_Required work:_
Only the lines from the start of the data to the line containing "const DEPTH_TICKS = [0, 25, 50, 75, 100, 125, 150];", both included, should be output, exactly and without pictures.

_Available data:_
★ ★ ★ ★ ★
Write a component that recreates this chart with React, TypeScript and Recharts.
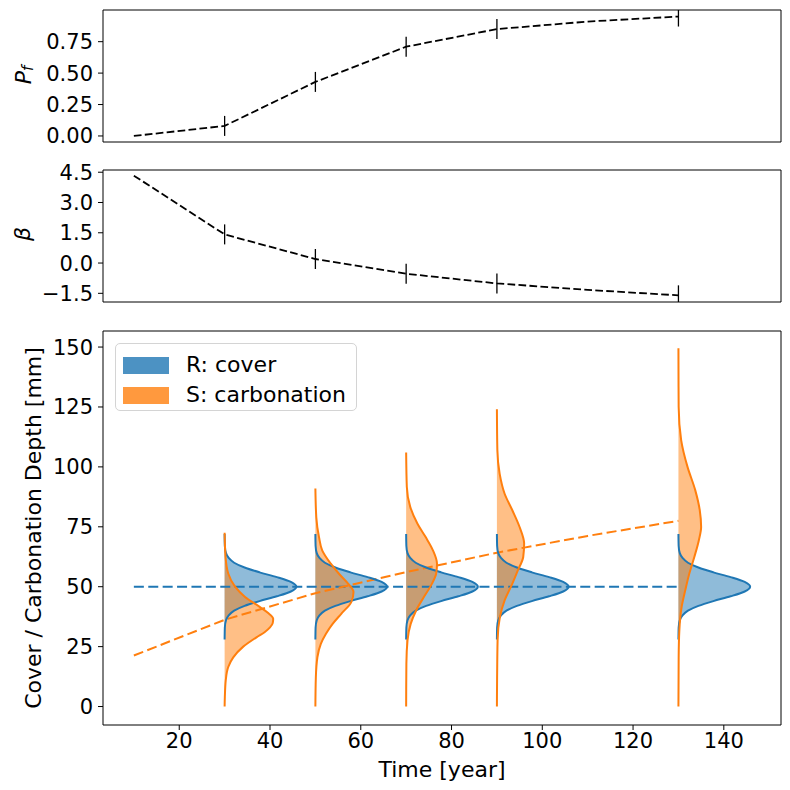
import React from 'react';
import { ComposedChart, Line, Area, Scatter, XAxis, YAxis, ReferenceArea } from 'recharts';

// time axis shared by all three panels
const TIMES = [10, 30, 50, 70, 90, 110, 130];
const MARK_TIMES = [30, 50, 70, 90, 130];
const PF = [0.0, 0.08, 0.43, 0.71, 0.85, 0.91, 0.95];
const BETA = [4.33, 1.42, 0.2, -0.53, -1.01, -1.33, -1.6];

const X_TICKS = [20, 40, 60, 80, 100, 120, 140];
const PF_TICKS = [0, 0.25, 0.5, 0.75];
const BETA_TICKS = [-1.5, 0, 1.5, 3, 4.5];
const DEPTH_TICKS = [0, 25, 50, 75, 100, 125, 150];

const X_DOMAIN: [number, number] = [3.2, 152.6];
const PF_DOMAIN: [number, number] = [-0.048, 1.002];
const BETA_DOMAIN: [number, number] = [-1.93, 4.61];
const DEPTH_DOMAIN: [number, number] = [-7.7, 156.7];

// R: cover (same density at every time), width in years
const R_MEAN = 50;
const R_DEPTH = [28, 33, 36, 38, 40, 42, 44, 46, 48, 50, 52, 54, 56, 58, 60, 62, 64, 67, 72];
const R_WIDTH = [0, 0.05, 0.3, 0.9, 2.1, 4.4, 7.7, 11.5, 14.6, 15.8, 14.6, 11.5, 7.7, 4.4, 2.1, 0.9, 0.3, 0.05, 0];

// S: carbonation depth densities
const S_TIMES = [30, 50, 70, 90, 130];
const S_DEPTH_30 = [0, 4, 11, 16.5, 20.5, 25, 29, 31, 33, 34.8, 36.6, 39, 41.5, 45.7, 50, 55.5, 62.5, 72.5];
const S_WIDTH_30 = [0, 0.05, 0.25, 0.8, 1.9, 4.1, 7.1, 8.8, 10.0, 10.6, 10.7, 9.6, 7.8, 4.5, 2.3, 0.8, 0.2, 0];
const S_DEPTH_50 = [0, 12, 20.6, 26.2, 30.3, 34.5, 38.7, 43.6, 47.8, 51.3, 55.4, 59.6, 65.2, 70.7, 79, 91];
const S_WIDTH_50 = [0, 0.1, 0.45, 1.2, 2.3, 3.8, 5.7, 7.9, 8.4, 7.2, 5.2, 3.4, 1.5, 0.8, 0.2, 0];
const S_DEPTH_70 = [0, 17.8, 27.6, 34.5, 40.1, 45.7, 51.3, 55.4, 59.6, 65.2, 70.7, 76.3, 83.3, 91.6, 106];
const S_WIDTH_70 = [0, 0.05, 0.3, 1.0, 2.2, 3.9, 5.7, 6.6, 6.8, 5.9, 4.3, 2.5, 0.9, 0.15, 0];
const S_DEPTH_90 = [0, 27.6, 37.3, 44.3, 51.3, 56.8, 62.4, 68, 74.9, 81.9, 88.8, 97.2, 107, 124];
const S_WIDTH_90 = [0, 0.15, 0.65, 1.7, 3.4, 4.6, 5.8, 6.0, 5.0, 3.4, 1.7, 0.6, 0.1, 0];
const S_DEPTH_130 = [0, 20.6, 31.8, 41.5, 48.5, 55.5, 62.4, 69.4, 74.9, 81.9, 90.3, 100, 111.2, 125, 149.5];
const S_WIDTH_130 = [0, 0.05, 0.2, 0.7, 1.5, 2.4, 3.5, 4.5, 5.0, 4.7, 3.7, 2.0, 0.6, 0.05, 0];

// mean carbonation depth at each time
const S_MEAN = [21.3, 36.2, 47.3, 56.1, 64.2, 71.2, 77.5];

const LEGEND_LABELS = ['R: cover', 'S: carbonation'];
const LEGEND_COLORS = ['#4c92c3', '#ff993e'];

const BLUE = '#1f77b4';
const ORANGE = '#ff7f0e';
const FONT = '"DejaVu Sans", sans-serif';
const tickStyle = { fill: '#000', fontSize: 21, fontFamily: FONT };

const toRows = (depth: number[], width: number[]) => depth.map((d, i) => ({ d, w: width[i] }));
const rRows = toRows(R_DEPTH, R_WIDTH);
const sRows = [
  toRows(S_DEPTH_30, S_WIDTH_30),
  toRows(S_DEPTH_50, S_WIDTH_50),
  toRows(S_DEPTH_70, S_WIDTH_70),
  toRows(S_DEPTH_90, S_WIDTH_90),
  toRows(S_DEPTH_130, S_WIDTH_130),
];
const rMeanRows = [
  { d: R_MEAN, t: TIMES[0] },
  { d: R_MEAN, t: TIMES[TIMES.length - 1] },
];
const sMeanRows = TIMES.map((t, i) => ({ d: S_MEAN[i], t }));

const fmtMinus = (s: string) => s.replace('-', '\u2212');

function VMark(props: any) {
  const { cx, cy } = props;
  if (cx == null || cy == null) return null;
  return <line x1={cx} x2={cx} y1={cy - 10} y2={cy + 10} stroke="#000" strokeWidth={1.3} />;
}

function TopPanel({ values, domain, ticks, fmt }: { values: number[]; domain: [number, number]; ticks: number[]; fmt: (v: number) => string }) {
  const rows = TIMES.map((t, i) => ({ t, v: values[i] }));
  const marks = rows.filter((r) => MARK_TIMES.includes(r.t));
  return (
    <ComposedChart width={790} height={160} data={rows} margin={{ top: 10, right: 9, bottom: 0, left: 0 }}>
      <XAxis
        dataKey="t"
        type="number"
        domain={X_DOMAIN}
        ticks={X_TICKS}
        interval={0}
        tick={false}
        tickSize={5}
        height={18}
        axisLine={false}
        tickLine={{ stroke: '#000' }}
        allowDataOverflow
      />
      <YAxis
        type="number"
        domain={domain}
        ticks={ticks}
        interval={0}
        tickFormatter={fmt}
        width={103}
        tickSize={5}
        tickMargin={5}
        tick={tickStyle}
        axisLine={false}
        tickLine={{ stroke: '#000' }}
        allowDataOverflow
      />
      <ReferenceArea x1={X_DOMAIN[0]} x2={X_DOMAIN[1]} y1={domain[0]} y2={domain[1]} fill="none" stroke="#000" strokeWidth={1} />
      <Line
        dataKey="v"
        type="linear"
        stroke="#000"
        strokeWidth={1.8}
        strokeDasharray="7.7 3.3"
        dot={false}
        activeDot={false}
        isAnimationActive={false}
      />
      <Scatter data={marks} dataKey="v" shape={(p: any) => <VMark {...p} />} isAnimationActive={false} />
    </ComposedChart>
  );
}

function DistPanel() {
  return (
    <ComposedChart layout="vertical" width={790} height={470} margin={{ top: 11, right: 9, bottom: 0, left: 0 }}>
      <XAxis
        type="number"
        domain={X_DOMAIN}
        ticks={X_TICKS}
        interval={0}
        height={65}
        tickSize={5}
        tickMargin={3}
        tick={tickStyle}
        axisLine={false}
        tickLine={{ stroke: '#000' }}
        allowDataOverflow
      />
      <YAxis
        type="number"
        dataKey="d"
        domain={DEPTH_DOMAIN}
        ticks={DEPTH_TICKS}
        interval={0}
        width={103}
        tickSize={5}
        tickMargin={5}
        tick={tickStyle}
        axisLine={false}
        tickLine={{ stroke: '#000' }}
        reversed
        allowDataOverflow
      />
      <ReferenceArea x1={X_DOMAIN[0]} x2={X_DOMAIN[1]} y1={DEPTH_DOMAIN[0]} y2={DEPTH_DOMAIN[1]} fill="none" stroke="#000" strokeWidth={1} />
      {S_TIMES.map((t, i) => (
        <React.Fragment key={t}>
          <Area
            data={rRows}
            dataKey={(r: any) => t + r.w}
            baseValue={t}
            type="monotone"
            stroke="none"
            fill={BLUE}
            fillOpacity={0.5}
            isAnimationActive={false}
          />
          <Area
            data={sRows[i]}
            dataKey={(r: any) => t + r.w}
            baseValue={t}
            type="monotone"
            stroke="none"
            fill={ORANGE}
            fillOpacity={0.5}
            isAnimationActive={false}
          />
        </React.Fragment>
      ))}
      <Line data={rMeanRows} dataKey="t" type="linear" stroke={BLUE} strokeWidth={2} strokeDasharray="10 4.4" dot={false} activeDot={false} isAnimationActive={false} />
      <Line data={sMeanRows} dataKey="t" type="linear" stroke={ORANGE} strokeWidth={2} strokeDasharray="10 4.4" dot={false} activeDot={false} isAnimationActive={false} />
      {S_TIMES.map((t, i) => (
        <React.Fragment key={'l' + t}>
          <Line data={rRows} dataKey={(r: any) => t + r.w} type="monotone" stroke={BLUE} strokeWidth={2} dot={false} activeDot={false} isAnimationActive={false} />
          <Line data={sRows[i]} dataKey={(r: any) => t + r.w} type="monotone" stroke={ORANGE} strokeWidth={2} dot={false} activeDot={false} isAnimationActive={false} />
        </React.Fragment>
      ))}
    </ComposedChart>
  );
}

export default function App() {
  return (
    <div style={{ position: 'fixed', left: 0, top: 0, width: 790, height: 790, background: '#fff', fontFamily: FONT }}>
      <div style={{ position: 'absolute', left: 0, top: 0 }}>
        <TopPanel values={PF} domain={PF_DOMAIN} ticks={PF_TICKS} fmt={(v) => v.toFixed(2)} />
      </div>
      <div style={{ position: 'absolute', left: 0, top: 160 }}>
        <TopPanel values={BETA} domain={BETA_DOMAIN} ticks={BETA_TICKS} fmt={(v) => fmtMinus(v.toFixed(1))} />
      </div>
      <div style={{ position: 'absolute', left: 0, top: 320 }}>
        <DistPanel />
      </div>
      <svg width={790} height={790} style={{ position: 'absolute', left: 0, top: 0, pointerEvents: 'none' }}>
        <text transform="translate(23,75) rotate(-90)" textAnchor="middle" dominantBaseline="central" fontSize={22} fontFamily={FONT} fontStyle="italic">
          P<tspan dy={5} fontSize={15}>f</tspan>
        </text>
        <text transform="translate(22,234) rotate(-90)" textAnchor="middle" dominantBaseline="central" fontSize={22} fontFamily={FONT} fontStyle="italic">
          β
        </text>
        <text transform="translate(33,528) rotate(-90)" textAnchor="middle" dominantBaseline="central" fontSize={22} fontFamily={FONT}>
          Cover / Carbonation Depth [mm]
        </text>
        <text x={442} y={769} textAnchor="middle" dominantBaseline="central" fontSize={22} fontFamily={FONT}>
          Time [year]
        </text>
      </svg>
      <div
        style={{
          position: 'absolute',
          left: 115,
          top: 343,
          width: 242,
          height: 68,
          boxSizing: 'border-box',
          border: '1px solid #d4d4d4',
          borderRadius: 5,
          background: 'rgba(255,255,255,0.8)',
          fontSize: 22,
          padding: '6px 0 0 7px',
        }}
      >
        {LEGEND_LABELS.map((label, i) => (
          <div key={label} style={{ display: 'flex', alignItems: 'center', height: 30 }}>
            <div style={{ width: 46, height: 17, background: LEGEND_COLORS[i], marginRight: 17 }} />
            <span style={{ lineHeight: '26px', color: '#000' }}>{label}</span>
          </div>
        ))}
      </div>
    </div>
  );
}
★ ★ ★ ★ ★
_Reply to the exercise:_
Write a component that recreates this chart with React, TypeScript and Recharts.
import React from 'react';
import { ComposedChart, Line, Area, Scatter, XAxis, YAxis, ReferenceArea } from 'recharts';

// time axis shared by all three panels
const TIMES = [10, 30, 50, 70, 90, 110, 130];
const MARK_TIMES = [30, 50, 70, 90, 130];
const PF = [0.0, 0.08, 0.43, 0.71, 0.85, 0.91, 0.95];
const BETA = [4.33, 1.42, 0.2, -0.53, -1.01, -1.33, -1.6];

const X_TICKS = [20, 40, 60, 80, 100, 120, 140];
const PF_TICKS = [0, 0.25, 0.5, 0.75];
const BETA_TICKS = [-1.5, 0, 1.5, 3, 4.5];
const DEPTH_TICKS = [0, 25, 50, 75, 100, 125, 150];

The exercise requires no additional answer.